Workflow and toolchain requirements

lucian.pricop · 29 May 2020 06:52

Here’s a proposed workflow:

The user runs a search and displace command from the console or from the interface (assuming interface for users, CLI would be for the scripted process where search and displace operations are pre-determined)
The user specifies an input document or documents for markup and a list of operations to be run
ingest : searchanddisplace opens document copy and runs “ingest” on it to extract text
privacy shield : document(s) get stripped of metadata
ocr : if there are images in document (including if the document is a scanned pdf) ingest will run ocr on them to extract text
font detection : ingest runs font detection on images
UI to create search/displace operations (optional in workflow, probably used in initial runs)
tagging : searchanddisplace will run tagging depending on each operation (searching part)
UI to review effect of search (and displace) operations (optional in workflow, probably used in initial runs)
displace : searchanddisplace will run displacement operations on tags found previously depending on each operation (displace part)
output : searchanddisplace will save the resulting text in preferred output format e.g. ODT, PDF, md document, with stages reconstructing original document as near as possible, including use of matching fonts (or free equivalents), reinserting structures, images (redacted as needed) etc… Reconstruction to highest level the option for use when redacting to share.

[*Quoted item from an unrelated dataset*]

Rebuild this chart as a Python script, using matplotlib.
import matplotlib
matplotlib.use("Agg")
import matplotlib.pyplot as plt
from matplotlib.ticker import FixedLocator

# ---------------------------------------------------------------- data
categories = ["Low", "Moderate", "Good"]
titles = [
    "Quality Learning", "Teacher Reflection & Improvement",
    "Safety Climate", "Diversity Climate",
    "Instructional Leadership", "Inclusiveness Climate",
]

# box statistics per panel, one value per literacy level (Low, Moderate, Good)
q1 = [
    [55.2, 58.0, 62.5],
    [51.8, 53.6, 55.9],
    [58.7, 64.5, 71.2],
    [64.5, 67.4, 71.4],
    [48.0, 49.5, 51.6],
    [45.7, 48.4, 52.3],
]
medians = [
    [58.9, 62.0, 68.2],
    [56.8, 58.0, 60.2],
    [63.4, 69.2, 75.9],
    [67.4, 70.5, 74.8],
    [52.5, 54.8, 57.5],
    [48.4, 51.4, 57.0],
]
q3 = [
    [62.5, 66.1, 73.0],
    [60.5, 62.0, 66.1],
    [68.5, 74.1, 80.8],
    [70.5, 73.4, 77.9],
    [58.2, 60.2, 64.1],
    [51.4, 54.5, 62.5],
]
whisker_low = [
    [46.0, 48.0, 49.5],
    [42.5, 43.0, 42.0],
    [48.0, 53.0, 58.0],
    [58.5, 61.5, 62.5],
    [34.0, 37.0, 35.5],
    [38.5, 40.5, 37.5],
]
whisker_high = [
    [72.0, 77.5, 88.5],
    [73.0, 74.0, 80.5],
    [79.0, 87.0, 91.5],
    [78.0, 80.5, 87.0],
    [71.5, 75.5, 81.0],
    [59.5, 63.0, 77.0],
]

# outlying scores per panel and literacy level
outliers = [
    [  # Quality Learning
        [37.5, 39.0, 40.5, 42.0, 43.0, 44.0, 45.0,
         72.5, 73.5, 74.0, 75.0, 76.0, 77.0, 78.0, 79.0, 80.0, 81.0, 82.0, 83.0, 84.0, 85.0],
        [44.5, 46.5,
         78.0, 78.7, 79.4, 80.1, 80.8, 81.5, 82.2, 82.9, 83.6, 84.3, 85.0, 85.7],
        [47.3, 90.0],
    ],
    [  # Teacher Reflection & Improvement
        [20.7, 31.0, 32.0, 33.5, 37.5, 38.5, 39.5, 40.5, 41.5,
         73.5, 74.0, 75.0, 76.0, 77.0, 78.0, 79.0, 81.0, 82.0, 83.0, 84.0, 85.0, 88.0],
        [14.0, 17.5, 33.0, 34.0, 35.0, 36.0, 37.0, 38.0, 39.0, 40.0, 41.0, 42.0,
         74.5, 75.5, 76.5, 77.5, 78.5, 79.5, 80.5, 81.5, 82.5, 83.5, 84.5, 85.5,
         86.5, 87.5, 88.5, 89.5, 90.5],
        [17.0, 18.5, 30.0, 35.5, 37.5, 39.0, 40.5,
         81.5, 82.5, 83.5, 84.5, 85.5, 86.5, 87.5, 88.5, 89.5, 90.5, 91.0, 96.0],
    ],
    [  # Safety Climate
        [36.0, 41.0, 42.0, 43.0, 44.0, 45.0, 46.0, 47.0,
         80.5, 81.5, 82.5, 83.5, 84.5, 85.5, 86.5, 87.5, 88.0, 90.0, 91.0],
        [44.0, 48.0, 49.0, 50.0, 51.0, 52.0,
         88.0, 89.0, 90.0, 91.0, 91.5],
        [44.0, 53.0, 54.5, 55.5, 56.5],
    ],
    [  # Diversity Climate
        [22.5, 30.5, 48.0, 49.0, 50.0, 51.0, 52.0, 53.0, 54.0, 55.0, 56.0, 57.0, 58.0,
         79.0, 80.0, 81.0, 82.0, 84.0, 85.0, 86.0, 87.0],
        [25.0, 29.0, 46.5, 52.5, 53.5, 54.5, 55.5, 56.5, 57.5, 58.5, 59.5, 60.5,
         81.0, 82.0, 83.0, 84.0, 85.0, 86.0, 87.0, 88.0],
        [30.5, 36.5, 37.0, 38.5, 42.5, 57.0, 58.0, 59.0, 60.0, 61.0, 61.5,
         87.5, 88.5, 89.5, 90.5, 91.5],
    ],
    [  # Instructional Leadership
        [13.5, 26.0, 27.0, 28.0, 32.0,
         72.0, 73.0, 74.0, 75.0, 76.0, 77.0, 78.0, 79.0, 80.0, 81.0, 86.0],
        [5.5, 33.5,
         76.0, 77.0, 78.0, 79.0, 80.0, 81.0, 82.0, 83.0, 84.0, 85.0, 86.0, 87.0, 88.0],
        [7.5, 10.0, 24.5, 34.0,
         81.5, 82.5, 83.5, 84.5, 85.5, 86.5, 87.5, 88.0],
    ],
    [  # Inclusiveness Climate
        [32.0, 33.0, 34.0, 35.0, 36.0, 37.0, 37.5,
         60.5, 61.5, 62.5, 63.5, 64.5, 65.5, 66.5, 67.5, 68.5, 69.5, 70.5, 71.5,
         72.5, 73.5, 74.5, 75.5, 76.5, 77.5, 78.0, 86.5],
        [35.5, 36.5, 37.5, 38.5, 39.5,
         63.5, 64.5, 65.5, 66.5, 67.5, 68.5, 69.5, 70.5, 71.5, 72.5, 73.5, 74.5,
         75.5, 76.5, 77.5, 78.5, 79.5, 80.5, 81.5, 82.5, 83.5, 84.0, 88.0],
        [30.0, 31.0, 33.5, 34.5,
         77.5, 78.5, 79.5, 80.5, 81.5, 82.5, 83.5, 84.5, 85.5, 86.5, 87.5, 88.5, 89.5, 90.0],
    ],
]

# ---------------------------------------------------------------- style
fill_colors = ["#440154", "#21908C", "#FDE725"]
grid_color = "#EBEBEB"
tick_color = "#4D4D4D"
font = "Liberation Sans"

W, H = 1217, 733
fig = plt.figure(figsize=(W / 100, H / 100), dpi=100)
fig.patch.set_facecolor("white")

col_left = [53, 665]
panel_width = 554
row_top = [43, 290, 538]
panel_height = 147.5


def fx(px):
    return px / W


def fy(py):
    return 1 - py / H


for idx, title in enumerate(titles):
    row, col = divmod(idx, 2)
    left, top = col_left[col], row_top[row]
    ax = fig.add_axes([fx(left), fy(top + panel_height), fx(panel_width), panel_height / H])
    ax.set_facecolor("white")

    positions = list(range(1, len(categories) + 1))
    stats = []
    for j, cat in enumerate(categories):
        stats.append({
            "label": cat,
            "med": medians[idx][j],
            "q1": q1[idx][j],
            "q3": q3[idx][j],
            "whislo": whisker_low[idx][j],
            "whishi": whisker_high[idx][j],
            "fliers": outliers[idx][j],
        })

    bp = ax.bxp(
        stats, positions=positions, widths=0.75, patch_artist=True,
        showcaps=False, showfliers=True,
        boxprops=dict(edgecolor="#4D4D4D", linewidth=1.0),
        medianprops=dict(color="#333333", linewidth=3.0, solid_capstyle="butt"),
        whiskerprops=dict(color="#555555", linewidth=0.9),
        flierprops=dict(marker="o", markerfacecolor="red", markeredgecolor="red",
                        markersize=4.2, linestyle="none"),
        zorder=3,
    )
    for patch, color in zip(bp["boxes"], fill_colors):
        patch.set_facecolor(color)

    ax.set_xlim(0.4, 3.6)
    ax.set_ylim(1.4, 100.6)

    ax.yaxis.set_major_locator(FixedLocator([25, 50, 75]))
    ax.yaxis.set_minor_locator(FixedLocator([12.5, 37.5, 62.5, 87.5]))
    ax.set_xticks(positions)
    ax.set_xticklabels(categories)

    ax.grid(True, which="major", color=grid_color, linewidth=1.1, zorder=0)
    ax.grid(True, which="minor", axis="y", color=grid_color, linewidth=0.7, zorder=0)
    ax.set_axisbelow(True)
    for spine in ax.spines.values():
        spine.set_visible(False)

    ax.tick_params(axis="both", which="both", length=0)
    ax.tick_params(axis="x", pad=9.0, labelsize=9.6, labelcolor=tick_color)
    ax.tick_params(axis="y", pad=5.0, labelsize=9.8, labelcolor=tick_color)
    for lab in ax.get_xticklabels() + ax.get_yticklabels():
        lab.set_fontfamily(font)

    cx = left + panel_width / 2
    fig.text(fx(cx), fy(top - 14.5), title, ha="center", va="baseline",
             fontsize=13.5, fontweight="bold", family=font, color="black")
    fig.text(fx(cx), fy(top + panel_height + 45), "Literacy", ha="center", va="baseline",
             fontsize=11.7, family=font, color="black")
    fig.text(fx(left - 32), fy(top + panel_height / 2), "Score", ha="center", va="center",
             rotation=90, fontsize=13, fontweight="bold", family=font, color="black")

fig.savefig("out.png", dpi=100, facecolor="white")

anon13131114 · 4 June 2020 06:26

I think for this we could make our own api/library:

First step generates our “Labeled font data set” as described here by using most common/used fonts.
Second using our trained module to detect the fonts from images/documents by using a neuronal network as describe on the same website here.

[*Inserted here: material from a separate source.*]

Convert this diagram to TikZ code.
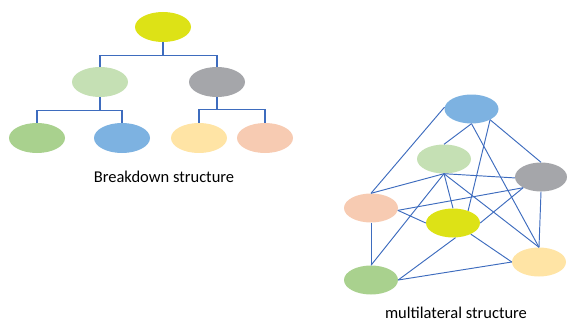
\documentclass[tikz,border=0pt]{standalone}
\usepackage{fontspec}
\setmainfont{Carlito}
\usetikzlibrary{shapes.geometric,calc}

\definecolor{cYellow}{RGB}{221,226,22}
\definecolor{cLGreen}{RGB}{197,224,180}
\definecolor{cGray}{RGB}{165,166,170}
\definecolor{cGreen}{RGB}{169,209,142}
\definecolor{cBlue}{RGB}{125,178,225}
\definecolor{cPeach}{RGB}{255,228,165}
\definecolor{cSalmon}{RGB}{247,203,178}
\definecolor{cLink}{RGB}{62,108,190}

\tikzset{
  blob/.style={ellipse, inner sep=0pt, minimum width=56pt, minimum height=30pt, draw=none},
  mblob/.style={ellipse, inner sep=0pt, minimum width=54pt, minimum height=29pt, draw=none},
  treelink/.style={draw=cLink, line width=1.2pt},
  meshlink/.style={draw=cLink, line width=0.95pt},
  caption/.style={anchor=base, inner sep=0pt, font=\fontsize{16.5}{18}\selectfont}
}

\begin{document}
\begin{tikzpicture}[x=1pt, y=-1pt]
\useasboundingbox (0,0) rectangle (567,321);

% ---- breakdown (tree) structure ----
\node[blob, fill=cYellow] (root) at (163,27) {};
\node[blob, fill=cLGreen] (midL) at (100,82) {};
\node[blob, fill=cGray]   (midR) at (217,82) {};
\node[blob, fill=cGreen]  (leaf1) at (37,138) {};
\node[blob, fill=cBlue]   (leaf2) at (122,138) {};
\node[blob, fill=cPeach]  (leaf3) at (199,138) {};
\node[blob, fill=cSalmon] (leaf4) at (265,138) {};

\coordinate (j0) at ($(root.south)+(0,13)$);
\coordinate (j1) at ($(midL.south)+(0,13)$);
\coordinate (j2) at ($(midR.south)+(0,12)$);

\draw[treelink] (root.south) -- (j0) -| (midL.north);
\draw[treelink] (j0) -| (midR.north);
\draw[treelink] (midL.south) -- (j1) -| (leaf1.north);
\draw[treelink] (j1) -| (leaf2.north);
\draw[treelink] (midR.south) -- (j2) -| (leaf3.north);
\draw[treelink] (j2) -| (leaf4.north);

\node[caption] (capA) at (164,182) {Breakdown structure};

% ---- multilateral (mesh) structure ----
\node[mblob, fill=cBlue]   (mB) at (471.5,109) {};
\node[mblob, fill=cLGreen] (mL) at (444,159) {};
\node[mblob, fill=cGray, minimum width=52pt] (mG) at (541,177) {};
\node[mblob, fill=cSalmon] (mS) at (371,208) {};
\node[mblob, fill=cYellow] (mY) at (453,223) {};
\node[mblob, fill=cPeach]  (mP) at (539,262) {};
\node[mblob, fill=cGreen]  (mN) at (371,280) {};

\draw[meshlink] (mB.176) -- (mS.north);
\draw[meshlink] (mB.south) -- (mL.north);
\draw[meshlink] (mB.-30) -- (mY.39);
\draw[meshlink] (mB.south) -- (mP.north);
\draw[meshlink] (mB.-30) -- (mG.north);
\draw[meshlink] (mL.south) -- (mS.north);
\draw[meshlink] (mL.south) -- (mG.182);
\draw[meshlink] (mL.south) -- (mY.north);
\draw[meshlink] (mL.south) -- (mN.north);
\draw[meshlink] (mL.south) -- (mP.north);
\draw[meshlink] (mG.211) -- (mS.-5);
\draw[meshlink] (mG.211) -- (mY.east);
\draw[meshlink] (mG.south) -- (mP.north);
\draw[meshlink] (mS.-5) -- (mY.west);
\draw[meshlink] (mS.south) -- (mN.north);
\draw[meshlink] (mY.-80) -- (mN.east);
\draw[meshlink] (mY.-32) -- (mP.west);
\draw[meshlink] (mN.east) -- (mP.west);

\node[caption] (capB) at (456,318) {multilateral structure};
\end{tikzpicture}
\end{document}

lucian.pricop · 4 June 2020 10:54

That sounds promising

putt1ck · 18 June 2021 07:40

I think we should write this up as a future feature of interest, but identifying fonts from OCR text is not a core feature. This might be useful though https://github.com/robinreni96/Font_Recognition-DeepFont

If we can see a way to get basic font recognition e.g. serif, sans serif, courier, “handwriting font” with minimal effort that would be useful, but the most important part of the OCR side is accuracy.